Because git replace lets you substitute in one replacement object wherever Git would normally "see" the original, and because commits have parent commit IDs, you can replace a single commit with a chain of several commits. For instance, if commit X is "bad" in some well-defined way:

...--o--P--X--Q--o--...

then we construct a new sequence of "good" commits G1 ... Gn:

...--o--P--X--Q--o--...
         \
          G1--G2--...--Gn

(where G1's parent commit ID is P, which is our bad X commit's parent; if X needs, or deserves, multiple parents, we can set all of those in good commit G1). Then we instruct Git to "replace" X with Gn, so that traversal looks like this:

...--o--P--X- [replaced]  -Q--o--...
         \               /
          G1--G2--...--Gn

Once filtered, X vanishes entirely, with commits Q and later being copied to their new copies in the usual filter-branch fashion.

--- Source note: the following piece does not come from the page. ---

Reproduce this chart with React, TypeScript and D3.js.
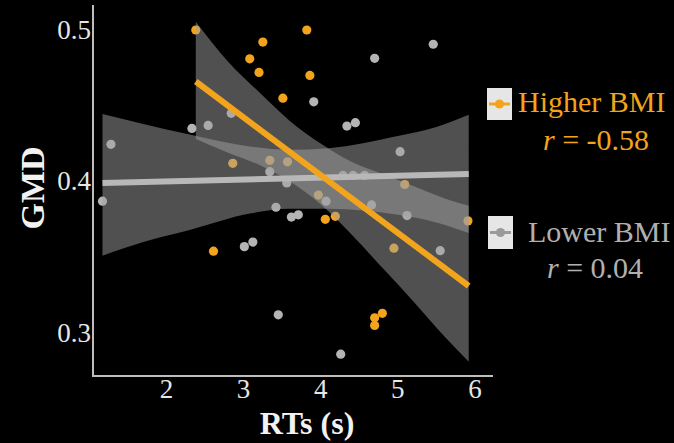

To construct the "good" commits, you can literally git checkout -b tempbranch <P> and then start making the commits, though if you need to set multiple parents this is a bit more tricky (you can use git commit-tree instead of plain git commit, or cheat by creating .git/MERGE_HEAD with the remaining extra hashes in it). You may want to backdate the new "good" commits, and/or set arbitrary authors (git commit has command line switches for these, git commit-tree makes you use the magic env variables).